The England defeat to Denmark was ugly on and off the pitch as Gareth Southgate’s side struggled against the Danes and fell to a 1-0 defeat.
Setting up with a defensive formation designed to strangle the game and leave his front three of Marcus Rashford, a half-fit Harry Kane and Mason Mount to cause the damage always looked like an overly cautious way to approach a home game against a well-drilled unit and so it proved.

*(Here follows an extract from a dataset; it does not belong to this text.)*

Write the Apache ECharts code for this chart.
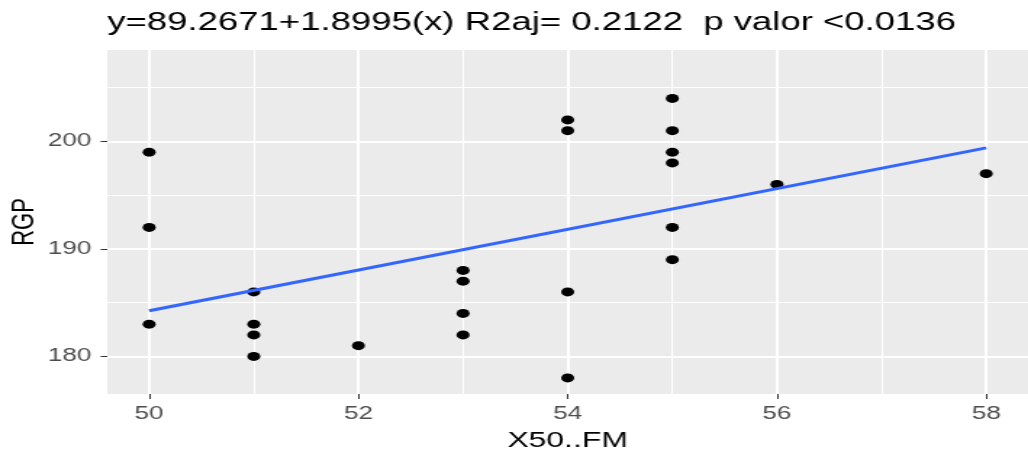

After being in control without ever damaging the Danes, Harry Maguire lunged into two ridiculous tackles and got himself sent off. This led to the introduction of Mings but not Captain Jack, much to the online chagrin of the Villa fans and an increasing amount of the football media as England toiled without creativity and drive, things we know that Jack can provide.
Things got uglier in the after match interviews as reporter after reporter asked Southgate about Grealish’s omission. Becoming visibly tetchy, Southgate suggested he needed pace out left and more defensive work-rate, as excuses why he brought on Dominic Calvert-Lewin in an unfamiliar position of left-wing and Jadon Sancho and Jordan Henderson as the other subs in straight swaps. We all know that Jack Grealish is deceptively fast and does put a shift in when playing for Villa at both ends of the pitch, so this just gave Southgate’s critics more ammunition to throw at him. It seems increasingly like the more he is pushed either online or in the media to play Grealish, the more he resists, so the ugly vitriol aimed at Mount and others is becoming more and more counterproductive and tedious.
Ending on a positive, Jack Grealish has returned from the England camp, fresh, with an enhanced reputation, without injury and fired up to face Leicester City at the weekend, which is the main concern of any Villa fan.